Example: Generating cases with the Dakota pre-run functionality

For the optimization problem above, Dakota must select parameter values for each new case based on the result of the previous cases. For other methods, for example random sampling methods or traditional response surface designs, parameter values for all cases can be produced before starting any simulations. This is possible with the Dakota pre-run functionality.

Let us assume we want to create a complete study with 200 cases, based on the Dakota random sampling method, using the Dakota input file rosen_sampling.in:

# Dakota Input File: rosen_sampling.in
# Usage:
#   dakota -i rosen_sampling.in -o rosen_sampling.out > rosen_sampling.stdout

environment
  # graphics
  tabular_data
    tabular_data_file = 'rosen_sampling.dat'

method
  sampling
    sample_type random
    samples = 200
    seed = 17
    response_levels = 100.0

model
  single

variables
  uniform_uncertain = 2
    lower_bounds       -2.0  -2.0
    upper_bounds        2.0   2.0
    descriptors         'x1'  'x2'

interface
  analysis_driver = 'psm_dakota_driver'
    fork
    parameters_file = 'params.in'
    results_file = 'results.out'

responses
  response_functions = 1
  no_gradients
  no_hessians

This file is essentially the same as in the Dakota documentation. For consistency, we have modified the interface section to use the Parsim simulation driver, although the driver will never be executed in pre-run mode.

The Parsim study rb2 can now be created in Dakota pre-run mode,

psm dakota -t rosenbrock --name rb2 --pre_run rosen_sampling.in rb.py

With the command-line syntax currently implemented, we have to provide a name of a simulation executable, although it is not used.

Once the study and its cases are created, you interact with it as with any other Parsim study. For exemple, you would run the actual Rosenbrock “simulation” for all cases with the psm run command,

psm run rb2 rb.py

Since the rb.py script above also outputs the response in the json file results.json, we can use the psm collect command to collect all results into a table:

psm collect -i results.json rb2

The default, the results table was written in space-separated format to the file results.txt in the study direcory.

Example: Polynomial Chaos Expansion on the Rosenbrock problem

As an additional example, we apply the Polynomial Chaos Expansion method (PCE) on the Rosenbrock function.
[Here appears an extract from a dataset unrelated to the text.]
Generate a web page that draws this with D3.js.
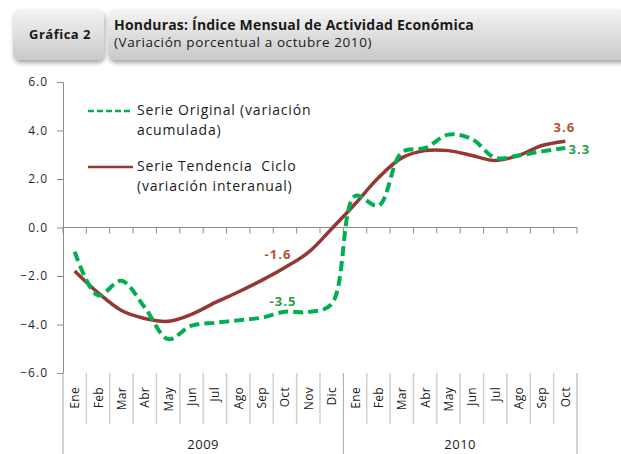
<!DOCTYPE html>
<html>
<head>
<meta charset="utf-8">
<script src="https://cdn.jsdelivr.net/npm/d3@7"></script>
<style>
  body { margin: 0; background: #fff; }
  text { font-family: "Open Sans", sans-serif; }
</style>
</head>
<body>
<div id="chart"></div>
<script>
var months = ["Ene","Feb","Mar","Abr","May","Jun","Jul","Ago","Sep","Oct","Nov","Dic",
              "Ene","Feb","Mar","Abr","May","Jun","Jul","Ago","Sep","Oct"];
var years = ["2009", "2010"];
var yearCounts = [12, 10];
var original = [-1.0,-2.8,-2.2,-3.3,-4.6,-4.05,-3.93,-3.83,-3.72,-3.47,-3.49,-3.15,
                1.3,0.9,3.1,3.28,3.83,3.65,2.87,2.97,3.14,3.28];
var tendencia = [-1.79,-2.69,-3.42,-3.75,-3.87,-3.58,-3.1,-2.66,-2.18,-1.65,-1.03,-0.05,
                 0.97,2.05,2.87,3.17,3.17,2.97,2.76,2.97,3.38,3.56];
var yTicks = [6, 4, 2, 0, -2, -4, -6];

var width = 621, height = 454;
var margin = {top: 82, left: 63, right: 44, bottom: 81};

var svg = d3.select("#chart").append("svg")
    .attr("width", width)
    .attr("height", height);

var defs = svg.append("defs");
var grad = defs.append("linearGradient").attr("id", "hdr").attr("x1", 0).attr("y1", 0).attr("x2", 0).attr("y2", 1);
grad.append("stop").attr("offset", "0%").attr("stop-color", "#f4f4f4");
grad.append("stop").attr("offset", "100%").attr("stop-color", "#c9c9c9");
var shadow = defs.append("filter").attr("id", "sh").attr("x", "-10%").attr("y", "-10%").attr("width", "130%").attr("height", "150%");
shadow.append("feDropShadow").attr("dx", 1).attr("dy", 3).attr("stdDeviation", 2).attr("flood-color", "#000").attr("flood-opacity", 0.35);

// header boxes
svg.append("rect").attr("x", 13).attr("y", 9).attr("width", 91).attr("height", 51)
    .attr("rx", 7).attr("fill", "url(#hdr)").attr("filter", "url(#sh)");
svg.append("rect").attr("x", 108).attr("y", 9).attr("width", 530).attr("height", 51)
    .attr("rx", 7).attr("fill", "url(#hdr)").attr("filter", "url(#sh)");

svg.append("text").attr("x", 60).attr("y", 39).attr("text-anchor", "middle")
    .style("font-size", "13px").style("font-weight", "bold").style("letter-spacing", "0.5px")
    .attr("fill", "#1a1a1a").text("Gráfica 2");
svg.append("text").attr("x", 114).attr("y", 30)
    .style("font-size", "14px").style("font-weight", "bold").style("letter-spacing", "0.2px")
    .attr("fill", "#1a1a1a").text("Honduras: Índice Mensual de Actividad Económica");
svg.append("text").attr("x", 114).attr("y", 47)
    .style("font-size", "13.5px").style("letter-spacing", "0.6px").attr("fill", "#1a1a1a")
    .text("(Variación porcentual a octubre 2010)");

var x = d3.scaleBand().domain(d3.range(months.length))
    .range([margin.left, 577]);
var y = d3.scaleLinear().domain([-6, 6]).range([373, 82]);

function cx(i) { return x(i) + x.bandwidth() / 2; }

// y axis
var yAxis = svg.append("g")
    .attr("transform", "translate(" + margin.left + ",0)")
    .call(d3.axisLeft(y).tickValues(yTicks).tickSize(6).tickPadding(9)
          .tickFormat(d3.format(".1f")));
yAxis.select(".domain").attr("stroke", "#8c8c8c");
yAxis.selectAll(".tick line").attr("stroke", "#8c8c8c");
yAxis.selectAll(".tick text").style("font-size", "12px").style("letter-spacing", "1px")
    .style("font-family", "'Open Sans', sans-serif").attr("fill", "#1f1f33");

// zero line with tick marks
svg.append("line").attr("x1", margin.left).attr("x2", 577)
    .attr("y1", y(0)).attr("y2", y(0)).attr("stroke", "#8c8c8c");
svg.selectAll(".zt").data(d3.range(months.length + 1)).enter().append("line")
    .attr("x1", function(i) { return margin.left + i * x.bandwidth(); })
    .attr("x2", function(i) { return margin.left + i * x.bandwidth(); })
    .attr("y1", y(0)).attr("y2", y(0) + 6).attr("stroke", "#8c8c8c");

// category separators below plot
var yearBounds = [0, 12, 22];
svg.selectAll(".sep").data(d3.range(months.length + 1)).enter().append("line")
    .attr("x1", function(i) { return margin.left + i * x.bandwidth(); })
    .attr("x2", function(i) { return margin.left + i * x.bandwidth(); })
    .attr("y1", 373)
    .attr("y2", function(i) { return yearBounds.indexOf(i) >= 0 ? 454 : 424; })
    .attr("stroke", function(i) { return yearBounds.indexOf(i) >= 0 ? "#a6a6a6" : "#cfcfcf"; })
    .attr("stroke-width", function(i) { return yearBounds.indexOf(i) >= 0 ? 1 : 1.5; });

svg.selectAll(".mlab").data(months).enter().append("text")
    .attr("transform", function(d, i) { return "translate(" + (cx(i) + 4.5) + ",387) rotate(-90)"; })
    .attr("text-anchor", "end")
    .style("font-size", "12px").style("letter-spacing", "0.3px").attr("fill", "#1a1a1a")
    .text(function(d) { return d; });

var start = 0;
years.forEach(function(yr, k) {
  var mid = margin.left + (start + yearCounts[k] / 2) * x.bandwidth();
  svg.append("text").attr("x", mid).attr("y", 449).attr("text-anchor", "middle")
      .style("font-size", "13px").style("letter-spacing", "0.5px").attr("fill", "#1a1a1a").text(yr);
  start += yearCounts[k];
});

// series
var line = d3.line()
    .x(function(d, i) { return cx(i); })
    .y(function(d) { return y(d); })
    .curve(d3.curveCatmullRom.alpha(0.5));

svg.append("path").datum(tendencia).attr("d", line)
    .attr("fill", "none").attr("stroke", "#953735").attr("stroke-width", 3.5);
svg.append("path").datum(original).attr("d", line)
    .attr("fill", "none").attr("stroke", "#00b050").attr("stroke-width", 4)
    .attr("stroke-dasharray", "10,5");

// data labels
var last = months.length - 1;
function dataLabel(txt, px, py, color) {
  svg.append("text").attr("x", px).attr("y", py)
      .attr("text-anchor", "middle").style("font-size", "13px").style("font-weight", "bold")
      .style("letter-spacing", "1px").attr("fill", color).text(txt);
}
dataLabel("-1.6", cx(9) - 7, y(tendencia[9]) - 9, "#b0532b");
dataLabel("-3.5", cx(9) - 2, y(original[9]) - 6, "#1fa046");
dataLabel("3.6", cx(last) - 1, y(tendencia[last]) - 9, "#b0532b");
dataLabel("3.3", cx(last) + 14, y(original[last]) + 6, "#1fa046");

// legend
var legend = svg.append("g");
legend.append("line").attr("x1", 88).attr("x2", 133).attr("y1", 111).attr("y2", 111)
    .attr("stroke", "#00b050").attr("stroke-width", 2.5).attr("stroke-dasharray", "6,3");
legend.append("line").attr("x1", 88).attr("x2", 133).attr("y1", 167).attr("y2", 167)
    .attr("stroke", "#953735").attr("stroke-width", 2.5);
var legendText = [["Serie Original (variación", 115], ["acumulada)", 135],
                  ["Serie Tendencia  Ciclo", 171], ["(variación interanual)", 191]];
legend.selectAll("text").data(legendText).enter().append("text")
    .attr("x", 137).attr("y", function(d) { return d[1]; })
    .style("font-size", "14px").style("letter-spacing", "0.8px").style("white-space", "pre")
    .attr("fill", "#1a1a1a")
    .text(function(d) { return d[0]; });
</script>
</body>
</html>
This example is taken from Section 5.4.1.1 in the Dakota User’s Manual; the interested reader should read about these methods there, to fully appreciate what is going on.

Again, we modify the interface section of the input file found in the Dakota documentation:

# Dakota Input File: rosen_uq_pce.in

environment
  #graphics

method
  polynomial_chaos
    quadrature_order   = 5
    dimension_preference = 5 3
    samples_on_emulator = 10000
    seed = 12347 rng rnum2
    response_levels = .1 1. 50. 100. 500. 1000.
    variance_based_decomp #interaction_order = 1

variables
  uniform_uncertain = 2
    lower_bounds      = -2.  -2.
    upper_bounds      =  2.   2.
    descriptors       = 'x1' 'x2'

interface
  analysis_driver = 'psm_dakota_driver'
    fork
    parameters_file = 'params.in'
    results_file = 'results.out'

responses
  response_functions = 1
  no_gradients
  no_hessians

We then run Dakota through Parsim, as before,

psm dakota --template rosenbrock --name pce rosen_uq_pce.in rb.py

The results output by Dakota are found in the file dakota.out in the study directory study_pce.